━━ Given data ━━

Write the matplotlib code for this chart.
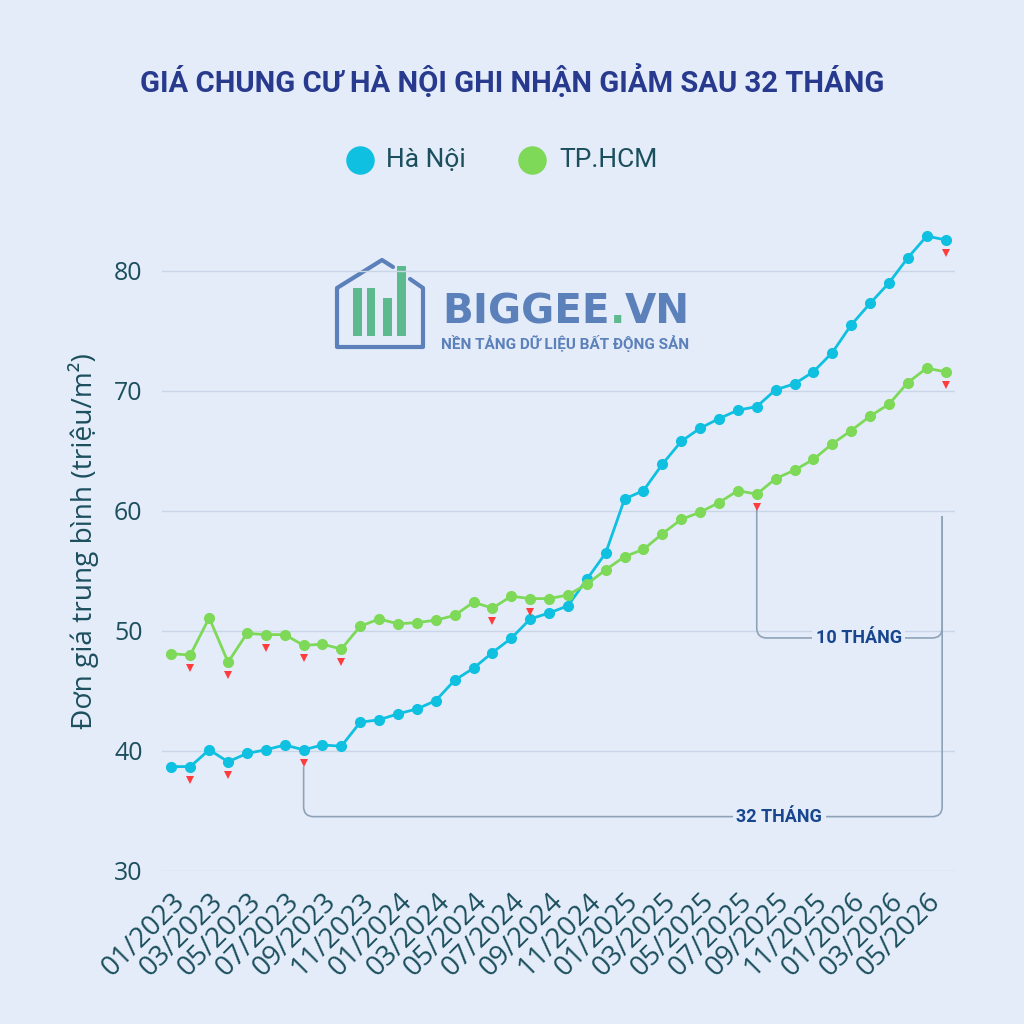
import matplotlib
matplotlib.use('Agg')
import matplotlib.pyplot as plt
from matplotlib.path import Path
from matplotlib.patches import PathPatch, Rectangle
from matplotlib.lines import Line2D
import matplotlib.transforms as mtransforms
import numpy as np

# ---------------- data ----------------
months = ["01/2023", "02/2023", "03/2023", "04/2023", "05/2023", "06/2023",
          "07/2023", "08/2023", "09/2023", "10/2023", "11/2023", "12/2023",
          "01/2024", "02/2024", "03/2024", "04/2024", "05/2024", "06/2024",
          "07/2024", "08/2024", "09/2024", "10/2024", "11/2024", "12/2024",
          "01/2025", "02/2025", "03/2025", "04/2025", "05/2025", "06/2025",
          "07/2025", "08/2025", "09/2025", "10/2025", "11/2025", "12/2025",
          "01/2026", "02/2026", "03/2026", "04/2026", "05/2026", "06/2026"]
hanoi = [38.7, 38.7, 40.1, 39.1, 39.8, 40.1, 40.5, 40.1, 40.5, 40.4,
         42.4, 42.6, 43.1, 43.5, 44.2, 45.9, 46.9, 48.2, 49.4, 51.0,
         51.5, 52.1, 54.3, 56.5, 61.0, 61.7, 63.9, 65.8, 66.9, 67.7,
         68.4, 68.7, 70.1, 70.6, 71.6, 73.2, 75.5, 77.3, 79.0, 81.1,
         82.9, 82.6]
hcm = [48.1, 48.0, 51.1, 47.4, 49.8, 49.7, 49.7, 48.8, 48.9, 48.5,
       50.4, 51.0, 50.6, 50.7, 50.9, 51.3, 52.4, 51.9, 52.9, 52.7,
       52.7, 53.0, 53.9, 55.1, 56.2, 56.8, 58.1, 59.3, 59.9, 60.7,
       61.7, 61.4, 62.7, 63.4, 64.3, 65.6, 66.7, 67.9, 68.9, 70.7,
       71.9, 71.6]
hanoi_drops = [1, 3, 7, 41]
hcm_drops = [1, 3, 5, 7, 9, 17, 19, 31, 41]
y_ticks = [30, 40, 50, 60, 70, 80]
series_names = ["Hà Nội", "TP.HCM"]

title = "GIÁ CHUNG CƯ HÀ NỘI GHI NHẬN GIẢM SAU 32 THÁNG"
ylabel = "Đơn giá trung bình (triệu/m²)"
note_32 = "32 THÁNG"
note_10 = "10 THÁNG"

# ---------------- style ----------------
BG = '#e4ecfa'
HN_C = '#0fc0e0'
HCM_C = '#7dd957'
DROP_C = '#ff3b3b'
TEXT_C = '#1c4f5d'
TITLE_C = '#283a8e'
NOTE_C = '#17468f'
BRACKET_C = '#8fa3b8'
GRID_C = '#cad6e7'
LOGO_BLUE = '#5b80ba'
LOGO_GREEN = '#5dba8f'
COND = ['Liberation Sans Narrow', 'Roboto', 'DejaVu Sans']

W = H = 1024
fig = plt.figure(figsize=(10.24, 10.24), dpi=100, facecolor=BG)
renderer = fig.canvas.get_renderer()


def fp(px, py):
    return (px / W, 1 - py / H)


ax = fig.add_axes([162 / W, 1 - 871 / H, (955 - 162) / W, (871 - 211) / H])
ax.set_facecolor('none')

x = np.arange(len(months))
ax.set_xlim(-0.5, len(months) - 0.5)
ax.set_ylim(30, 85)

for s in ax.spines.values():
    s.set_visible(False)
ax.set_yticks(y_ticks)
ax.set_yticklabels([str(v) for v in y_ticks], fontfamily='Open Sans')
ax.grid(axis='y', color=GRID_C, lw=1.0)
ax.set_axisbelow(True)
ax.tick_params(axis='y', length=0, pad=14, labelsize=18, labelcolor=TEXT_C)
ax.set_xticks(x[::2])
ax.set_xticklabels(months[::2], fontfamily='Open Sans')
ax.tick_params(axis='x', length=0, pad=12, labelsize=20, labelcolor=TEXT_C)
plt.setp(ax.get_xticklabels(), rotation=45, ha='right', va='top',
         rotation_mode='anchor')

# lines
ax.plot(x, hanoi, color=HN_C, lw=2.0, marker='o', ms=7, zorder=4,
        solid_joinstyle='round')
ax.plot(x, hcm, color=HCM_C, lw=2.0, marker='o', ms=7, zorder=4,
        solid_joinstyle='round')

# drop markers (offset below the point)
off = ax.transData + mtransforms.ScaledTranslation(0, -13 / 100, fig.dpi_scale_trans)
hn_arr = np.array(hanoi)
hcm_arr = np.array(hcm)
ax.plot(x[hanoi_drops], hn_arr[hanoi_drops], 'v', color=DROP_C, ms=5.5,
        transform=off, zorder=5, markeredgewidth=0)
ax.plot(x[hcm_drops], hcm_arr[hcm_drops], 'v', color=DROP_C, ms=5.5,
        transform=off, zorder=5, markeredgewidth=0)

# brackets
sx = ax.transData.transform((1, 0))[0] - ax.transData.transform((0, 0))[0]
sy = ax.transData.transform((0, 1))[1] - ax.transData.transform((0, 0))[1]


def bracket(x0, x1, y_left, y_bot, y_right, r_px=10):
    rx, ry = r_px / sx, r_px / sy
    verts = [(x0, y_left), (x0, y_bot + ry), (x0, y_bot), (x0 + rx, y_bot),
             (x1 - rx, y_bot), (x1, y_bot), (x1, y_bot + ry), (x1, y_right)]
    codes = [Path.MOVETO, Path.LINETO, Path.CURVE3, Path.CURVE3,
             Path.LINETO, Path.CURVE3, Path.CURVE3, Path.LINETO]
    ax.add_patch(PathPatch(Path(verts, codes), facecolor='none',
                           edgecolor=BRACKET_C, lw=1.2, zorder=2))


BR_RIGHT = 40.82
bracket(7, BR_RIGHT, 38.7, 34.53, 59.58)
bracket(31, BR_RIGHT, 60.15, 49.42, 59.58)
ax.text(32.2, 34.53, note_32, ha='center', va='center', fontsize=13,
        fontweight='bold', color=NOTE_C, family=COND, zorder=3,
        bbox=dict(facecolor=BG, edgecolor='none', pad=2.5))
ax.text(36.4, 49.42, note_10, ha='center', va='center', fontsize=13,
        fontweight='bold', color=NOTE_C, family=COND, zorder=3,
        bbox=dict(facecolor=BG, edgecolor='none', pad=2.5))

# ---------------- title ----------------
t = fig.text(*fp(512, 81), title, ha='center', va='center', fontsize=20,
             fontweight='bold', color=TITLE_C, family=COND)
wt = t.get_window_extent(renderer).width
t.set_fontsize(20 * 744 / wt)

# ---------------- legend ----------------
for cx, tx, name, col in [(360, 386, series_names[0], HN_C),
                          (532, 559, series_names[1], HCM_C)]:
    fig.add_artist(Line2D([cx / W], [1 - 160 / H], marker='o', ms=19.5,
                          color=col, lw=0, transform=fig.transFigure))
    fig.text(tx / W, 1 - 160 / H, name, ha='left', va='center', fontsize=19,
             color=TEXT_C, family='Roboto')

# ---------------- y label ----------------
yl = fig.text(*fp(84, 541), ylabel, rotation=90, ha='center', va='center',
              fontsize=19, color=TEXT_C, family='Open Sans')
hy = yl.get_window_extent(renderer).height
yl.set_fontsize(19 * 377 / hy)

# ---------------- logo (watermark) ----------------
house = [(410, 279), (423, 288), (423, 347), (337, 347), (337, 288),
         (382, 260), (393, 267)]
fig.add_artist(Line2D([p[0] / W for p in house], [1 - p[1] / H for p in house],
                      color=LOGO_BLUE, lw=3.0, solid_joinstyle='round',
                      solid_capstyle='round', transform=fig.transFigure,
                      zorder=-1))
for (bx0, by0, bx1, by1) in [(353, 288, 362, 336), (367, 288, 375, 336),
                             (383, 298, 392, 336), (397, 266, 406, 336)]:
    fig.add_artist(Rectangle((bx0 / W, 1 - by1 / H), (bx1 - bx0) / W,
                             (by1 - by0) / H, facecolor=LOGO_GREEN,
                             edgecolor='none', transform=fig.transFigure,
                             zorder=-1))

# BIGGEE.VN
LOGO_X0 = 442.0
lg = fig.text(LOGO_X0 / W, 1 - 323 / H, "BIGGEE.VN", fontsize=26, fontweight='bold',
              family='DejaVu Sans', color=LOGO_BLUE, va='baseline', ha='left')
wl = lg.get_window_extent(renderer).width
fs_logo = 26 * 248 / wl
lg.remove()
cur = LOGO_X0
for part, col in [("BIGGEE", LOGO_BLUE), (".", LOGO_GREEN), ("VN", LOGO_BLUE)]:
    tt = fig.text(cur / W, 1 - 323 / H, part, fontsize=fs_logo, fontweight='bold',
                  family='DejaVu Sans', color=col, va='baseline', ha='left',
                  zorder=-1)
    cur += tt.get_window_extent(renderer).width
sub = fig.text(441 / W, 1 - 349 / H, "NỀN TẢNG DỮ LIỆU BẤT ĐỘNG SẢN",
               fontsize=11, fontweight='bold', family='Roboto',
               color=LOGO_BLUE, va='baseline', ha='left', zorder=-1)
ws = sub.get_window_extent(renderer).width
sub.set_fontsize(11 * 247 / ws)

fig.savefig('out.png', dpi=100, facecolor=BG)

━━━
━━ Given data ━━

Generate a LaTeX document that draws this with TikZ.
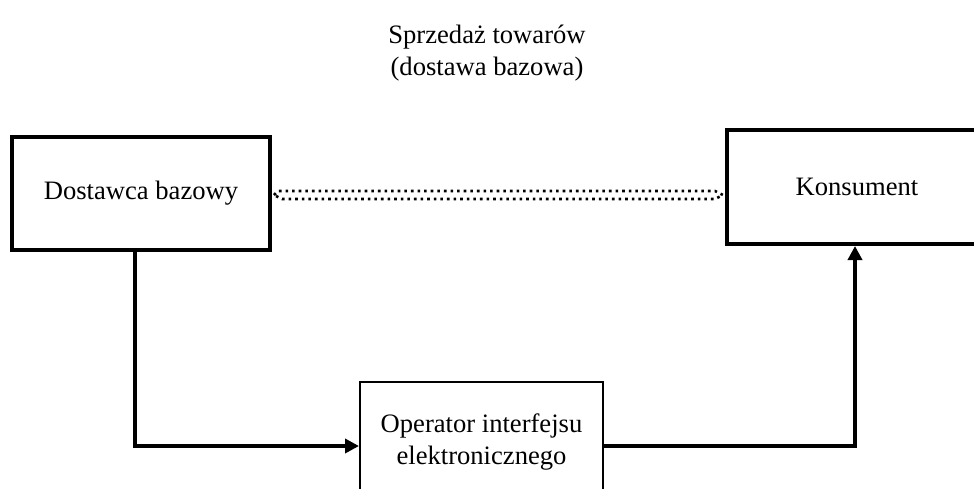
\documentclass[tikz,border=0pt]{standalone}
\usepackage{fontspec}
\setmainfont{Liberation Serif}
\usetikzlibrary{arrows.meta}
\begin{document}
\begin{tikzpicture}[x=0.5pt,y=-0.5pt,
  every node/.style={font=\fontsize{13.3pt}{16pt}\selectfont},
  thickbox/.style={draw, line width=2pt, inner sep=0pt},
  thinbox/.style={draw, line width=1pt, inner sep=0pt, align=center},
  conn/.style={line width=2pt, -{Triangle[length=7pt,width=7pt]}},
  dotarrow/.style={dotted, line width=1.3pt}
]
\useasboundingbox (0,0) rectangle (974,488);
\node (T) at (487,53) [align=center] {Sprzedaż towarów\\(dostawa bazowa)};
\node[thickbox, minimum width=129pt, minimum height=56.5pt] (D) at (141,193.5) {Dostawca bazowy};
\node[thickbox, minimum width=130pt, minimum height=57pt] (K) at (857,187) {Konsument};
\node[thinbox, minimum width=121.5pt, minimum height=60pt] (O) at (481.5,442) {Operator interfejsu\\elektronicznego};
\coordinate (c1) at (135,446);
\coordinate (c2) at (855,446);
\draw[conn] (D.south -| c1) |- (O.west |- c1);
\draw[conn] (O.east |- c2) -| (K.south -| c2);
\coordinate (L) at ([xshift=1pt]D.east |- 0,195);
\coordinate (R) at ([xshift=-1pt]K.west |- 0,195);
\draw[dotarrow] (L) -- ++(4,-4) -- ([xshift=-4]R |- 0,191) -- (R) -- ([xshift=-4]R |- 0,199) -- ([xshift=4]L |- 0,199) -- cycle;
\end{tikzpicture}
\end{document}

━━━

◆ Written problem ◆
What is the number of lines that contain "this"? Reply with that number alone.

◆ Response to the exercise ◆
2